Every record that follows must be duplicated exactly, with images left out.

▸ **Data for this task**
— START —

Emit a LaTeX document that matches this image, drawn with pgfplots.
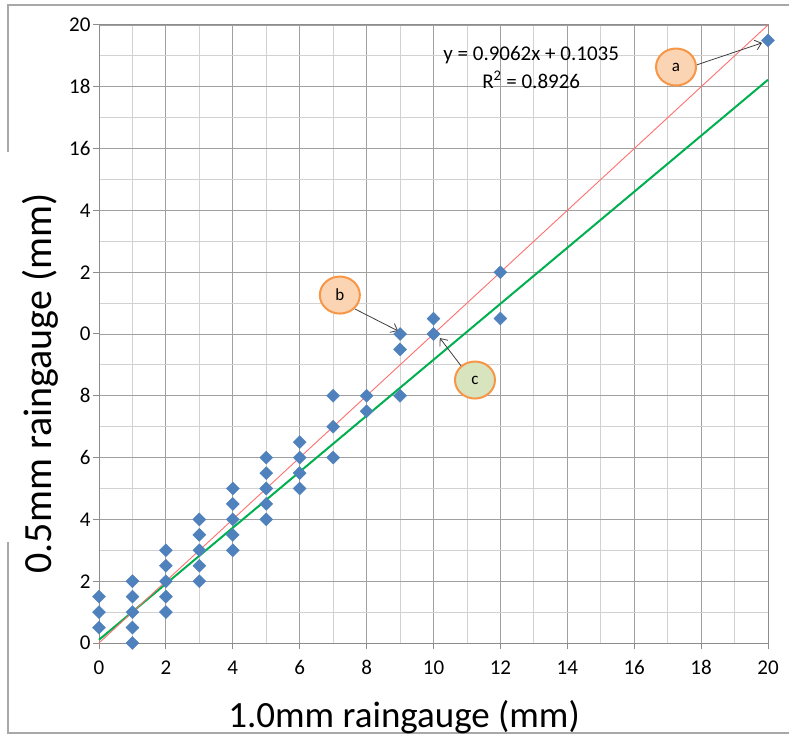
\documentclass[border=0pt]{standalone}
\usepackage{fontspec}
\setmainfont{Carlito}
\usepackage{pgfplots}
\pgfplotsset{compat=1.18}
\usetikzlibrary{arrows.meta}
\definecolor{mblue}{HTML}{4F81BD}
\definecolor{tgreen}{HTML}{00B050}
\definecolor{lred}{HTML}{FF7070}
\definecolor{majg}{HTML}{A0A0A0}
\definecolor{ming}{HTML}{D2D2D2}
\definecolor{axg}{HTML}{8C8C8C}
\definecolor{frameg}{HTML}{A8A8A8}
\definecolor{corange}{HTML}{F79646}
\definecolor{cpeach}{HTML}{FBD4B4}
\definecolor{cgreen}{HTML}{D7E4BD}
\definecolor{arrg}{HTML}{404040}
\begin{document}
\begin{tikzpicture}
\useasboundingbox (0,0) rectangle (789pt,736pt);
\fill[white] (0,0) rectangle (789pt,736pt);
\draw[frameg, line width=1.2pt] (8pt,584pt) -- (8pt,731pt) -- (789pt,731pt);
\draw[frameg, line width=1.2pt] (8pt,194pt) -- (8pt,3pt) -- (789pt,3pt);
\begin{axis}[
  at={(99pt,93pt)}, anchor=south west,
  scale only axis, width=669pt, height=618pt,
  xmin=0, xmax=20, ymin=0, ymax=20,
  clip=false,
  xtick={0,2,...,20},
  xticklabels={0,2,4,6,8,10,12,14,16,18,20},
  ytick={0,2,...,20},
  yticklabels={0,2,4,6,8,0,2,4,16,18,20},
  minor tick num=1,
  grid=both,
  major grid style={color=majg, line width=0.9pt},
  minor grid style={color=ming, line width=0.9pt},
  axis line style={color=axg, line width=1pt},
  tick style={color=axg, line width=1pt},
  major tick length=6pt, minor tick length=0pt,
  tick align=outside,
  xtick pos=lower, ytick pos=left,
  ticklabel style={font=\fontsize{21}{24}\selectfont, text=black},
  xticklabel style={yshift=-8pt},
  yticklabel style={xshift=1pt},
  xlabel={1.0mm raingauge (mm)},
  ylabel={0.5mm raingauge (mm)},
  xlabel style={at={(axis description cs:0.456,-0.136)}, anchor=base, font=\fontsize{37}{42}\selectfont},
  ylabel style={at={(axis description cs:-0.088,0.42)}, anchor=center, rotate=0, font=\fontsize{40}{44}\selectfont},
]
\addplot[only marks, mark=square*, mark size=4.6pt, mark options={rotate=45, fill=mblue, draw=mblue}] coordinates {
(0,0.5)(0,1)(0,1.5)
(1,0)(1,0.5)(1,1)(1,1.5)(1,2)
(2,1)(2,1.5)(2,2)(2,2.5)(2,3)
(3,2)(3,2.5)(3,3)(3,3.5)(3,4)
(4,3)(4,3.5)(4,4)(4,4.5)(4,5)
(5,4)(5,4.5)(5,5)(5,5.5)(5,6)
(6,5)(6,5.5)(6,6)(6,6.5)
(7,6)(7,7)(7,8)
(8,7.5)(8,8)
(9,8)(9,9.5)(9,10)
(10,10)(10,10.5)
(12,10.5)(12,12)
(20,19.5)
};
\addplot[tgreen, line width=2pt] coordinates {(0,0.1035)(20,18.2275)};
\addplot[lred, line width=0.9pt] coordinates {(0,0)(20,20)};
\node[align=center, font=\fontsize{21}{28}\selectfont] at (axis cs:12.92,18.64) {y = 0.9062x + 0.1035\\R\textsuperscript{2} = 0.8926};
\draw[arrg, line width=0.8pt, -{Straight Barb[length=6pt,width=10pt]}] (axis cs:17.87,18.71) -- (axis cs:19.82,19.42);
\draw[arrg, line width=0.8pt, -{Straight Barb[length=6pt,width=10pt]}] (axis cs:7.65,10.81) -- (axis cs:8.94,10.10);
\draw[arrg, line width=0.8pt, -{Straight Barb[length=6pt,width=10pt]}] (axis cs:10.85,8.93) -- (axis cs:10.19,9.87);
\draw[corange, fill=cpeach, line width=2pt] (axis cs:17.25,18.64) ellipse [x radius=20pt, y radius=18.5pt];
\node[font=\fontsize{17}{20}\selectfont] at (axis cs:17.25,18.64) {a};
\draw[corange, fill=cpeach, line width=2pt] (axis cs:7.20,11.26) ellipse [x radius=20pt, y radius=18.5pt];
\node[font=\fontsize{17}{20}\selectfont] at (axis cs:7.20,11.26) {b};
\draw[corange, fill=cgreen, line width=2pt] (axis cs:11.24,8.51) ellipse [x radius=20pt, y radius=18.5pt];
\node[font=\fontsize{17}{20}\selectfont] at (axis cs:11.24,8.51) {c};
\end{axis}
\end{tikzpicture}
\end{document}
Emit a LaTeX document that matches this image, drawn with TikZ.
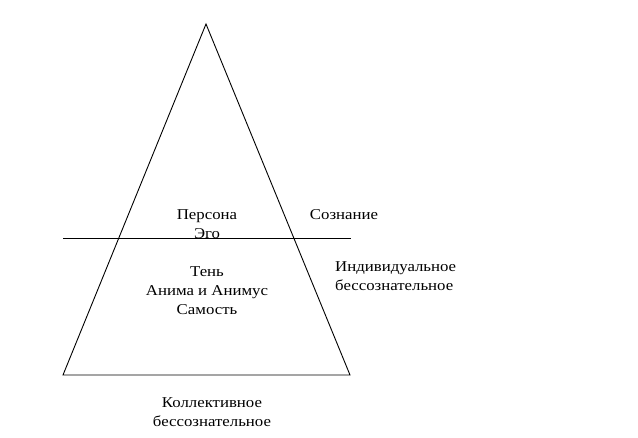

— END —

▸ **Result of this task**
Emit a LaTeX document that matches this image, drawn with pgfplots.
\documentclass[border=0pt]{standalone}
\usepackage{fontspec}
\setmainfont{Carlito}
\usepackage{pgfplots}
\pgfplotsset{compat=1.18}
\usetikzlibrary{arrows.meta}
\definecolor{mblue}{HTML}{4F81BD}
\definecolor{tgreen}{HTML}{00B050}
\definecolor{lred}{HTML}{FF7070}
\definecolor{majg}{HTML}{A0A0A0}
\definecolor{ming}{HTML}{D2D2D2}
\definecolor{axg}{HTML}{8C8C8C}
\definecolor{frameg}{HTML}{A8A8A8}
\definecolor{corange}{HTML}{F79646}
\definecolor{cpeach}{HTML}{FBD4B4}
\definecolor{cgreen}{HTML}{D7E4BD}
\definecolor{arrg}{HTML}{404040}
\begin{document}
\begin{tikzpicture}
\useasboundingbox (0,0) rectangle (789pt,736pt);
\fill[white] (0,0) rectangle (789pt,736pt);
\draw[frameg, line width=1.2pt] (8pt,584pt) -- (8pt,731pt) -- (789pt,731pt);
\draw[frameg, line width=1.2pt] (8pt,194pt) -- (8pt,3pt) -- (789pt,3pt);
\begin{axis}[
  at={(99pt,93pt)}, anchor=south west,
  scale only axis, width=669pt, height=618pt,
  xmin=0, xmax=20, ymin=0, ymax=20,
  clip=false,
  xtick={0,2,...,20},
  xticklabels={0,2,4,6,8,10,12,14,16,18,20},
  ytick={0,2,...,20},
  yticklabels={0,2,4,6,8,0,2,4,16,18,20},
  minor tick num=1,
  grid=both,
  major grid style={color=majg, line width=0.9pt},
  minor grid style={color=ming, line width=0.9pt},
  axis line style={color=axg, line width=1pt},
  tick style={color=axg, line width=1pt},
  major tick length=6pt, minor tick length=0pt,
  tick align=outside,
  xtick pos=lower, ytick pos=left,
  ticklabel style={font=\fontsize{21}{24}\selectfont, text=black},
  xticklabel style={yshift=-8pt},
  yticklabel style={xshift=1pt},
  xlabel={1.0mm raingauge (mm)},
  ylabel={0.5mm raingauge (mm)},
  xlabel style={at={(axis description cs:0.456,-0.136)}, anchor=base, font=\fontsize{37}{42}\selectfont},
  ylabel style={at={(axis description cs:-0.088,0.42)}, anchor=center, rotate=0, font=\fontsize{40}{44}\selectfont},
]
\addplot[only marks, mark=square*, mark size=4.6pt, mark options={rotate=45, fill=mblue, draw=mblue}] coordinates {
(0,0.5)(0,1)(0,1.5)
(1,0)(1,0.5)(1,1)(1,1.5)(1,2)
(2,1)(2,1.5)(2,2)(2,2.5)(2,3)
(3,2)(3,2.5)(3,3)(3,3.5)(3,4)
(4,3)(4,3.5)(4,4)(4,4.5)(4,5)
(5,4)(5,4.5)(5,5)(5,5.5)(5,6)
(6,5)(6,5.5)(6,6)(6,6.5)
(7,6)(7,7)(7,8)
(8,7.5)(8,8)
(9,8)(9,9.5)(9,10)
(10,10)(10,10.5)
(12,10.5)(12,12)
(20,19.5)
};
\addplot[tgreen, line width=2pt] coordinates {(0,0.1035)(20,18.2275)};
\addplot[lred, line width=0.9pt] coordinates {(0,0)(20,20)};
\node[align=center, font=\fontsize{21}{28}\selectfont] at (axis cs:12.92,18.64) {y = 0.9062x + 0.1035\\R\textsuperscript{2} = 0.8926};
\draw[arrg, line width=0.8pt, -{Straight Barb[length=6pt,width=10pt]}] (axis cs:17.87,18.71) -- (axis cs:19.82,19.42);
\draw[arrg, line width=0.8pt, -{Straight Barb[length=6pt,width=10pt]}] (axis cs:7.65,10.81) -- (axis cs:8.94,10.10);
\draw[arrg, line width=0.8pt, -{Straight Barb[length=6pt,width=10pt]}] (axis cs:10.85,8.93) -- (axis cs:10.19,9.87);
\draw[corange, fill=cpeach, line width=2pt] (axis cs:17.25,18.64) ellipse [x radius=20pt, y radius=18.5pt];
\node[font=\fontsize{17}{20}\selectfont] at (axis cs:17.25,18.64) {a};
\draw[corange, fill=cpeach, line width=2pt] (axis cs:7.20,11.26) ellipse [x radius=20pt, y radius=18.5pt];
\node[font=\fontsize{17}{20}\selectfont] at (axis cs:7.20,11.26) {b};
\draw[corange, fill=cgreen, line width=2pt] (axis cs:11.24,8.51) ellipse [x radius=20pt, y radius=18.5pt];
\node[font=\fontsize{17}{20}\selectfont] at (axis cs:11.24,8.51) {c};
\end{axis}
\end{tikzpicture}
\end{document}
Emit a LaTeX document that matches this image, drawn with TikZ.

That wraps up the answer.